Thursday, June 24, 2010

Final countdown


This is the (backside of the) Summer Palace! Apparently, most of it was as gilded as the towers in the background at one point, but one of the queens got annoyed at the constant glittering, and asked that it be toned down, so now it's just accents and a few cupolas that are quite so gaudy. From what we were told, there are more than 800 rooms in the main palace (the multi-story area in the back), and goodness knows how many in the servants' quarters (one-story area in the foreground). We were going to go inside, but a number of cruise ships had docked and unloaded just as we got there, and the line was upward of two hours to get in, so we passed over it and just wandered the gardens. Fine with me!
   This is an example of the "english gardens" in front of the palace itself. Perhaps it's just my long association with the book/ play The Secret Garden, but I associate english gardens with fountains of roses, not laid-out gravel. Meh. Regardless, it was pretty impressive, though apparently one of the many strays about the place thought the black circle at the bottom needed some spreading out. I can't imagine how much work it takes to keep all this looking this orderly, but I suppose after 300 years, you've probably gotten most of the weeds cleared out. :)
  I have no idea what these flowers are, they were all over the Italian gardens, in a huge bush-type plant (think lilac bush size), and they smelled heavenly. If anyone can identify them, I would happily grow about 6 billion of them, just to sit in the middle and back in the scent. The rest of the Italian gardens were also wonderful, well-laid-out, with statuary and vine-covered arches. We missed the lilacs, poppies and irises, but the begonias and petunias were just coming out, so it was still quite lovely.


  There was a section named "Little China" which was kind of amusing, as no one who had a hand in building it had ever been to China, so it was a Russian version of China, built on hearsay accounts. The roof styles were pretty close, but it was all painted instead of inlaid, and done up in the slightly duller paint colors of Russia, instead of Chinese lacquers. Regardless, it was still pretty, and this bridge is an example thereof, regardless of how green the water below it has become. By this time, we'd been walking for about 2 hours straight, and no few of us were getting quite hungry. The awesome plans that Artemi had for us? "Well, we don't really have time to hit a restaurant, and there is no fast food here, so just get an ice cream and we'll keep going". I have huge issues with this particular plan, as we're already having issues getting sufficient nutrition, and there was at least 2 more hours of walking in store.
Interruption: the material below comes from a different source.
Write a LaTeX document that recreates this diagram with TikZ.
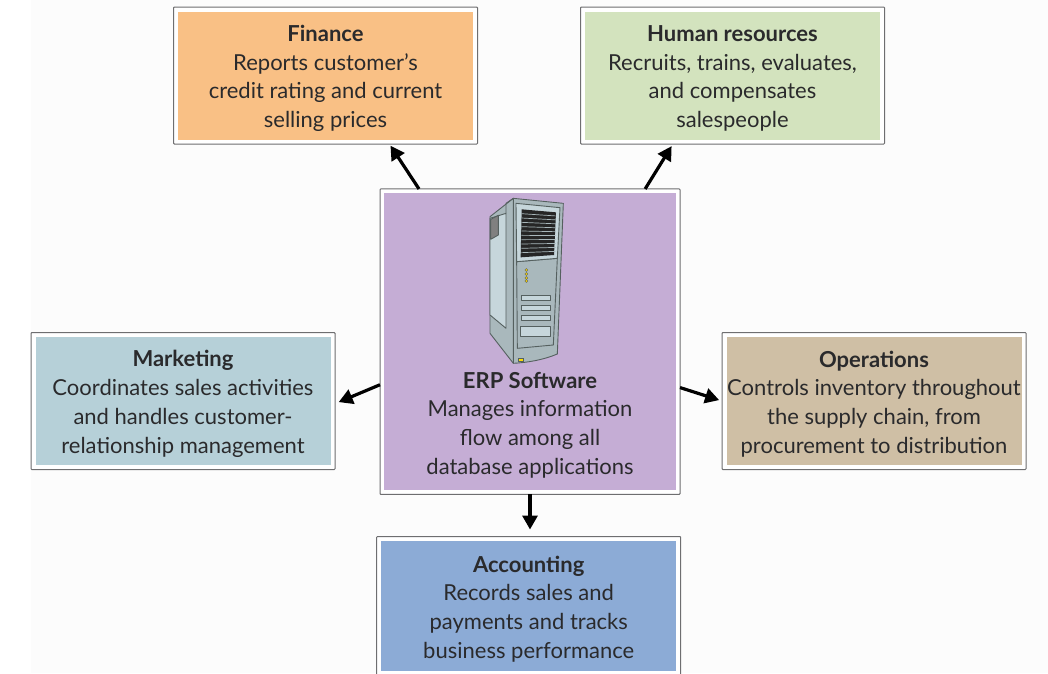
\documentclass[tikz,border=0pt]{standalone}
\usepackage{fontspec}
\setmainfont{Lato}
\usepackage{tikz}
\usetikzlibrary{arrows.meta}
\usepackage{xcolor}

\definecolor{financeorange}{HTML}{F9C085}
\definecolor{hrgreen}{HTML}{D3E3BE}
\definecolor{erppurple}{HTML}{C5ADD5}
\definecolor{marketingblue}{HTML}{B6D0D8}
\definecolor{opstan}{HTML}{CFBFA5}
\definecolor{accountingblue}{HTML}{8CABD6}
\definecolor{framegray}{HTML}{6E6E70}
\definecolor{inktext}{HTML}{2A2A2C}
\definecolor{serverlight}{HTML}{C6D6DB}
\definecolor{servermid}{HTML}{A9B8BC}
\definecolor{serverline}{HTML}{55605F}

\newcommand{\panelhead}[1]{\rule{0pt}{22pt}\textbf{#1}}

\tikzset{
    frame/.style={draw=framegray, line width=1pt, fill=white, inner sep=0pt, outer sep=0pt,
        rounded corners=0.8pt, minimum width=304pt, minimum height=137pt},
    panel/.style={text=inktext, align=center, font=\fontsize{22}{28.7}\selectfont, inner sep=0pt,
        minimum width=295pt, minimum height=128pt},
    flow/.style={-{Triangle[length=14pt,width=15pt]}, line width=3.2pt, black, shorten >=3pt},
    chassis/.style={draw=serverline, line width=0.9pt, line join=round}
}

\begin{document}
\begin{tikzpicture}[x=1pt, y=-1pt]
    \useasboundingbox (0,0) rectangle (1048,673);
    \fill[white] (0,0) rectangle (1048,673);
    \fill[black!1] (31,0) rectangle (1048,673);

    % Draw the department boxes
    \node[frame] (finance) at (325.5,75.5) {};
    \node[panel, fill=financeorange] (financetext) at (finance) {\panelhead{Finance}\\Reports customer’s\\credit rating and current\\selling prices};
    \node[frame] (hr) at (732.5,75.5) {};
    \node[panel, fill=hrgreen] (hrtext) at (hr) {\panelhead{Human resources}\\Recruits, trains, evaluates,\\and compensates\\salespeople};
    \node[frame] (marketing) at (183,401) {};
    \node[panel, fill=marketingblue] (marketingtext) at (marketing) {\panelhead{Marketing}\\Coordinates sales activities\\and handles customer-\\relationship management};
    \node[frame] (operations) at (874,401) {};
    \node[panel, fill=opstan] (operationstext) at (operations) {\panelhead{Operations}\\Controls inventory throughout\\the supply chain, from\\procurement to distribution};
    \node[frame, minimum height=139pt] (accounting) at (528.7,606) {};
    \node[panel, fill=accountingblue, minimum height=130pt] (accountingtext) at (accounting) {\panelhead{Accounting}\\Records sales and\\payments and tracks\\business performance};

    % Draw the central box, text set low to leave room for the server
    \node[frame, minimum width=300pt, minimum height=305.5pt] (erp) at (530,341.7) {};
    \node[panel, fill=erppurple, minimum width=292pt, minimum height=297pt] (erpfill) at (erp) {};
    \node[text=inktext, align=center, font=\fontsize{22}{28.7}\selectfont, inner sep=0pt] (erptext) at (530,422) {\panelhead{ERP Software}\\Manages information\\flow among all\\database applications};

    % Draw the arrows
    \draw[flow, shorten >=2pt] (erp.126.3) -- (finance.-47.2);
    \draw[flow, shorten >=2.5pt] (erp.53.5) -- (hr.229.5);
    \draw[flow, shorten >=4pt] (erp.196.5) -- (marketing.-1.1);
    \draw[flow] (erp.-17.3) -- (operations.180.8);
    \draw[flow, shorten >=7pt] (erp.south) -- (erp.south |- accounting.north);

    % Draw the server
    \begin{scope}[shift={(470,180)}, x=0.3333pt, y=-0.3333pt]
        \draw[chassis, fill=servermid] (60,110) -- (130,55) -- (280,70) -- (262,522) .. controls (220,540) and (170,548) .. (130,550) -- (60,460) -- cycle;
        \draw[chassis, fill=serverlight] (60,115) -- (108,100) -- (108,445) -- (60,405) -- cycle;
        \draw[chassis, fill=black!50] (62,118) -- (85,106) -- (85,165) -- (62,178) -- cycle;
        \draw[chassis] (108,100) -- (108,70) -- (130,55) -- (130,550);
        \draw[chassis, fill=servermid] (140,245) -- (262,235) -- (250,495) -- (142,505) -- cycle;
        \draw[chassis, fill=serverlight] (138,70) -- (270,83) -- (262,235) -- (140,245) -- cycle;
        \fill[black!85] (155,88) -- (258,97) -- (252,225) -- (152,232) -- cycle;
        \foreach \i in {1,...,10}
            \draw[servermid, line width=0.7pt] (154,88+\i*13) -- (257,96+\i*11.8);
        \foreach \i in {270,282,294,303}
            \draw[serverline, fill=yellow!70!orange, line width=0.4pt] (169,\i) circle (4.5);
        \draw[chassis, fill=serverlight] (155,345) rectangle (242,361);
        \draw[chassis, fill=serverlight] (155,376) rectangle (241,392);
        \draw[chassis, fill=serverlight] (155,407) rectangle (241,422);
        \draw[chassis, fill=serverlight] (152,440) rectangle (242,468);
        \draw[serverline, fill=yellow!80!orange, line width=0.6pt] (144,534) rectangle (160,545);
    \end{scope}
\end{tikzpicture}
\end{document}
Not much to do about it though, so we all ate our ice cream, and kept going.

  As such, I can certainly sympathize with this little bird, who was bound and determined to defend a rather large cracker that he'd found on the ground. Despite all of us crowding around, he stood his ground, beak open and threatening pose, until we moved on and he could focus on getting the cracker out of the way. If I found good food the size of my head, I'm sure I'd do the same thing right now. By the way, as a random note, I'm making a huge taco dinner with fresh fruit salad when I get back to CO, anyone who wants in, just let me know. 
   We wandered through the Pushkin museum for a bit, after the russian grannies who ran the place wouldn't let us in, then let us in and wouldn't let us out when we learned there wasn't a bathroom, then kicked out everyone who didn't have to go until we all came back together. Good game, grannies. Honestly, I don't really care that much about it, and was truly starving, so no pictures. 
   We then tried to go to the Alexander palace, but were blocked from one entrance by cops who said there was filming going on. We walked about a mile to get around to the other entrance, and were stopped there by different cops who told us that some presidents (they couldn't tell us who) were in it, and we likely wouldn't be able to enter at all. In an attempt to lighten the mood, someone noticed that there was a paper boat in a nearby stream, and a family of ducks had no idea what to do about it. Cuteness alleviates hatred, so I took a picture, and tried to feel upbeat about the fact that the day was over. 
     Sadly, the day was not over. Artemi, again with fabulous forward planning, didn't know where the train station was to get back to St. Petersburg, so we started walking in a random direction, and asking locals where it was. After 30 minutes of walking, my temper was no small bit short, so when we finally found it, and he suggested doing another church on the way back, my response was slightly less than civil. Honestly, if he would tell us in advance "hey, there's no food there, bring something", so many excursions would have been better. But no, that would be far too easy, so most of my memories of Russia involve starving, desperately searching for a bathroom, or exhausted hatred. I'm sure after some time at home with sufficient food, this will be filtered out and I can recall Russia as it really is, but for now, not so much. 
   On an up note, though, only one day of classes, one night of studying, then finals and yet... another... blasted... church... and I'm done! I asked Sergei to call a cab for me to get to the airport, because if there is any more miscommunication, and/ or I'm late for my flight, I will cause an incident. He assured me that he used to work in a cab company, so he knows how to get people here on time, but I still asked for a cab 4 hours before my flight, with only a 30 minute ride to get there. I am not taking chances on this. Cheers!